Exercise task.
Copy the listing below in full and skip every picture.

▶

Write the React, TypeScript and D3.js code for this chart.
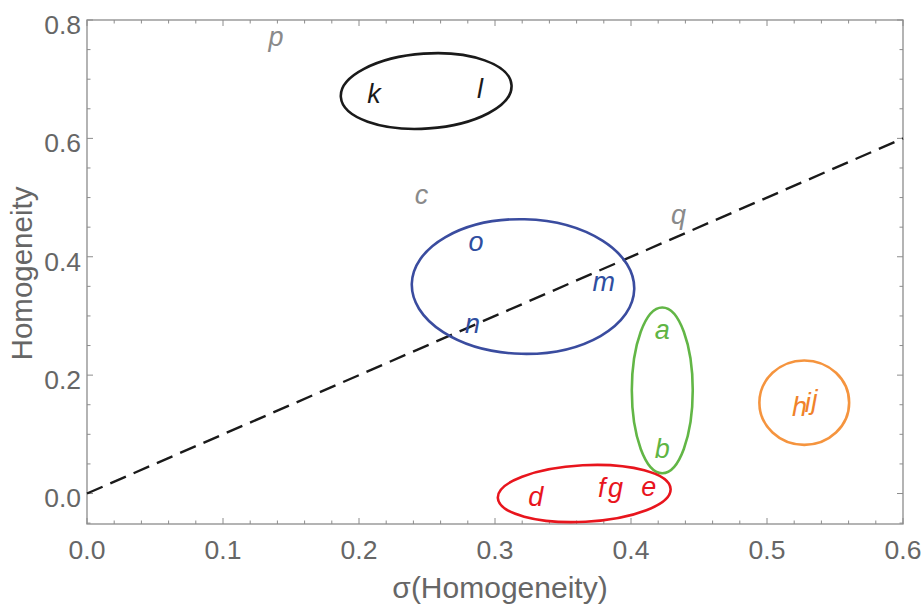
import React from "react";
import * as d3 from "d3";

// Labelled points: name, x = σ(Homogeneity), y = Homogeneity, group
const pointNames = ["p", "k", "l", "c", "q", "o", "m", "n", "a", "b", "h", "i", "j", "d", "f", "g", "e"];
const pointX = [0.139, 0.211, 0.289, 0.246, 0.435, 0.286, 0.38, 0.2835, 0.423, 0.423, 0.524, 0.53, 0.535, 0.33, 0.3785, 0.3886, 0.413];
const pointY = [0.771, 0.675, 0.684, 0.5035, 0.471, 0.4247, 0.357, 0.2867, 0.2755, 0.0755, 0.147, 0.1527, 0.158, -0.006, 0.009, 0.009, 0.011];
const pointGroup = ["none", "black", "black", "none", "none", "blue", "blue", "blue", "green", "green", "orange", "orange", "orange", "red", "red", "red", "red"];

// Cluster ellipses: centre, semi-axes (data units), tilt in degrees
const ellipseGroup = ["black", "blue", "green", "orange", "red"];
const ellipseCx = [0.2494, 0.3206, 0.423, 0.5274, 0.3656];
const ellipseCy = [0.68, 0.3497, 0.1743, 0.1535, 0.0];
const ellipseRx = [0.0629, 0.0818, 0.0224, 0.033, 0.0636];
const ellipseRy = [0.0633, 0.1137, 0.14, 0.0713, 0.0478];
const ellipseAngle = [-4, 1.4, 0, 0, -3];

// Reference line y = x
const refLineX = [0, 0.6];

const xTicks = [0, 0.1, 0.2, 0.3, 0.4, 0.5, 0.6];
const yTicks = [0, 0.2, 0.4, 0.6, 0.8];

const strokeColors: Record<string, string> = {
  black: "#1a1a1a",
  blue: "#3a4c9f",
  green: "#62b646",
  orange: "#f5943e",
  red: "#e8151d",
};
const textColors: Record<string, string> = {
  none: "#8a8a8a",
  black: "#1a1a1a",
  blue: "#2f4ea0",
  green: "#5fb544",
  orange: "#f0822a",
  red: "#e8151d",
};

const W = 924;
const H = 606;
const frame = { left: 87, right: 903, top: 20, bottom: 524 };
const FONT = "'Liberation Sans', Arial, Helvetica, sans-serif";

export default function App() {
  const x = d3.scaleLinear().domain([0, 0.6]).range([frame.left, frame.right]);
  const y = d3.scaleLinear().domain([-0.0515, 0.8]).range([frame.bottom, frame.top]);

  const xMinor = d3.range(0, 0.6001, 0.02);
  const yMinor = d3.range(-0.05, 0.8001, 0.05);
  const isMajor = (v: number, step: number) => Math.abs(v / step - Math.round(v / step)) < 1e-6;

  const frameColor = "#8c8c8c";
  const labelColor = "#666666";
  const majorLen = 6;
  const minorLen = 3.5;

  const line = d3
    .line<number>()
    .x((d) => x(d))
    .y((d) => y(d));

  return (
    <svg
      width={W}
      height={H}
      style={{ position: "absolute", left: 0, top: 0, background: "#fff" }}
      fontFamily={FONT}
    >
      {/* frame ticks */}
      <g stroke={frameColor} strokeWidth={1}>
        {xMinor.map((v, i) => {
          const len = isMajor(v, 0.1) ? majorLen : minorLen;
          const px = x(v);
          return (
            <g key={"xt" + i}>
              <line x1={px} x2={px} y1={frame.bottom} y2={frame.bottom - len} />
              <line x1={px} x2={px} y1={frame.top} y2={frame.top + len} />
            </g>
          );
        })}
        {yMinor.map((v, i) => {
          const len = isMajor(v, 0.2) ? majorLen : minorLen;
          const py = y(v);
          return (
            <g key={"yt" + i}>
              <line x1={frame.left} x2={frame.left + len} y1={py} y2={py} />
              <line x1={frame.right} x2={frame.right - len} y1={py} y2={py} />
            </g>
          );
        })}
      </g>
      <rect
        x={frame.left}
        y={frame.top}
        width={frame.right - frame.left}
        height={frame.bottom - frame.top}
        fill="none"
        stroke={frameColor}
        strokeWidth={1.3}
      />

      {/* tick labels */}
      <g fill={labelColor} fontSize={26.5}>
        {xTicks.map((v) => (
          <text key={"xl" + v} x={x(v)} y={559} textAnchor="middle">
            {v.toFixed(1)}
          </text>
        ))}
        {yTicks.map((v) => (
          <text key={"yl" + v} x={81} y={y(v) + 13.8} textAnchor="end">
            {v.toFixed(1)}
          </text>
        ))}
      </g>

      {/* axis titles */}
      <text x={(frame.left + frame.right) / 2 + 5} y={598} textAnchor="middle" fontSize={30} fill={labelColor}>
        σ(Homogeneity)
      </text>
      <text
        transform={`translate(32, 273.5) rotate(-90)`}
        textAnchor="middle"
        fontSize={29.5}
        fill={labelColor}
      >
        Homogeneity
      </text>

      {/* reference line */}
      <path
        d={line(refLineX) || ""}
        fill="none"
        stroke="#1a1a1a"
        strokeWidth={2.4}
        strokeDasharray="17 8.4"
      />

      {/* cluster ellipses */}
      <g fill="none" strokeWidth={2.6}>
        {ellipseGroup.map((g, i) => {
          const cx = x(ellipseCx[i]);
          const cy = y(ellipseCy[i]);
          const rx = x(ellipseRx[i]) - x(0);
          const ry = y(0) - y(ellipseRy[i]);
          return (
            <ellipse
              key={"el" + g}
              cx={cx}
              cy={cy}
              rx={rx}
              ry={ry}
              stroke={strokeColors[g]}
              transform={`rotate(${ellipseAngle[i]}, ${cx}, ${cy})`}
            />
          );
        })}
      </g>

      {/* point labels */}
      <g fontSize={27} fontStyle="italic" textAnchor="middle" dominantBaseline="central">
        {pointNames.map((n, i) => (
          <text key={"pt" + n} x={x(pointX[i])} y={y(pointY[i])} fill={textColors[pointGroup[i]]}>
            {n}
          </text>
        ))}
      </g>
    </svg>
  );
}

◀

Task answer.
Write the React, TypeScript and D3.js code for this chart.
import React from "react";
import * as d3 from "d3";

// Labelled points: name, x = σ(Homogeneity), y = Homogeneity, group
const pointNames = ["p", "k", "l", "c", "q", "o", "m", "n", "a", "b", "h", "i", "j", "d", "f", "g", "e"];
const pointX = [0.139, 0.211, 0.289, 0.246, 0.435, 0.286, 0.38, 0.2835, 0.423, 0.423, 0.524, 0.53, 0.535, 0.33, 0.3785, 0.3886, 0.413];
const pointY = [0.771, 0.675, 0.684, 0.5035, 0.471, 0.4247, 0.357, 0.2867, 0.2755, 0.0755, 0.147, 0.1527, 0.158, -0.006, 0.009, 0.009, 0.011];
const pointGroup = ["none", "black", "black", "none", "none", "blue", "blue", "blue", "green", "green", "orange", "orange", "orange", "red", "red", "red", "red"];

// Cluster ellipses: centre, semi-axes (data units), tilt in degrees
const ellipseGroup = ["black", "blue", "green", "orange", "red"];
const ellipseCx = [0.2494, 0.3206, 0.423, 0.5274, 0.3656];
const ellipseCy = [0.68, 0.3497, 0.1743, 0.1535, 0.0];
const ellipseRx = [0.0629, 0.0818, 0.0224, 0.033, 0.0636];
const ellipseRy = [0.0633, 0.1137, 0.14, 0.0713, 0.0478];
const ellipseAngle = [-4, 1.4, 0, 0, -3];

// Reference line y = x
const refLineX = [0, 0.6];

const xTicks = [0, 0.1, 0.2, 0.3, 0.4, 0.5, 0.6];
const yTicks = [0, 0.2, 0.4, 0.6, 0.8];

const strokeColors: Record<string, string> = {
  black: "#1a1a1a",
  blue: "#3a4c9f",
  green: "#62b646",
  orange: "#f5943e",
  red: "#e8151d",
};
const textColors: Record<string, string> = {
  none: "#8a8a8a",
  black: "#1a1a1a",
  blue: "#2f4ea0",
  green: "#5fb544",
  orange: "#f0822a",
  red: "#e8151d",
};

const W = 924;
const H = 606;
const frame = { left: 87, right: 903, top: 20, bottom: 524 };
const FONT = "'Liberation Sans', Arial, Helvetica, sans-serif";

export default function App() {
  const x = d3.scaleLinear().domain([0, 0.6]).range([frame.left, frame.right]);
  const y = d3.scaleLinear().domain([-0.0515, 0.8]).range([frame.bottom, frame.top]);

  const xMinor = d3.range(0, 0.6001, 0.02);
  const yMinor = d3.range(-0.05, 0.8001, 0.05);
  const isMajor = (v: number, step: number) => Math.abs(v / step - Math.round(v / step)) < 1e-6;

  const frameColor = "#8c8c8c";
  const labelColor = "#666666";
  const majorLen = 6;
  const minorLen = 3.5;

  const line = d3
    .line<number>()
    .x((d) => x(d))
    .y((d) => y(d));

  return (
    <svg
      width={W}
      height={H}
      style={{ position: "absolute", left: 0, top: 0, background: "#fff" }}
      fontFamily={FONT}
    >
      {/* frame ticks */}
      <g stroke={frameColor} strokeWidth={1}>
        {xMinor.map((v, i) => {
          const len = isMajor(v, 0.1) ? majorLen : minorLen;
          const px = x(v);
          return (
            <g key={"xt" + i}>
              <line x1={px} x2={px} y1={frame.bottom} y2={frame.bottom - len} />
              <line x1={px} x2={px} y1={frame.top} y2={frame.top + len} />
            </g>
          );
        })}
        {yMinor.map((v, i) => {
          const len = isMajor(v, 0.2) ? majorLen : minorLen;
          const py = y(v);
          return (
            <g key={"yt" + i}>
              <line x1={frame.left} x2={frame.left + len} y1={py} y2={py} />
              <line x1={frame.right} x2={frame.right - len} y1={py} y2={py} />
            </g>
          );
        })}
      </g>
      <rect
        x={frame.left}
        y={frame.top}
        width={frame.right - frame.left}
        height={frame.bottom - frame.top}
        fill="none"
        stroke={frameColor}
        strokeWidth={1.3}
      />

      {/* tick labels */}
      <g fill={labelColor} fontSize={26.5}>
        {xTicks.map((v) => (
          <text key={"xl" + v} x={x(v)} y={559} textAnchor="middle">
            {v.toFixed(1)}
          </text>
        ))}
        {yTicks.map((v) => (
          <text key={"yl" + v} x={81} y={y(v) + 13.8} textAnchor="end">
            {v.toFixed(1)}
          </text>
        ))}
      </g>

      {/* axis titles */}
      <text x={(frame.left + frame.right) / 2 + 5} y={598} textAnchor="middle" fontSize={30} fill={labelColor}>
        σ(Homogeneity)
      </text>
      <text
        transform={`translate(32, 273.5) rotate(-90)`}
        textAnchor="middle"
        fontSize={29.5}
        fill={labelColor}
      >
        Homogeneity
      </text>

      {/* reference line */}
      <path
        d={line(refLineX) || ""}
        fill="none"
        stroke="#1a1a1a"
        strokeWidth={2.4}
        strokeDasharray="17 8.4"
      />

      {/* cluster ellipses */}
      <g fill="none" strokeWidth={2.6}>
        {ellipseGroup.map((g, i) => {
          const cx = x(ellipseCx[i]);
          const cy = y(ellipseCy[i]);
          const rx = x(ellipseRx[i]) - x(0);
          const ry = y(0) - y(ellipseRy[i]);
          return (
            <ellipse
              key={"el" + g}
              cx={cx}
              cy={cy}
              rx={rx}
              ry={ry}
              stroke={strokeColors[g]}
              transform={`rotate(${ellipseAngle[i]}, ${cx}, ${cy})`}
            />
          );
        })}
      </g>

      {/* point labels */}
      <g fontSize={27} fontStyle="italic" textAnchor="middle" dominantBaseline="central">
        {pointNames.map((n, i) => (
          <text key={"pt" + n} x={x(pointX[i])} y={y(pointY[i])} fill={textColors[pointGroup[i]]}>
            {n}
          </text>
        ))}
      </g>
    </svg>
  );
}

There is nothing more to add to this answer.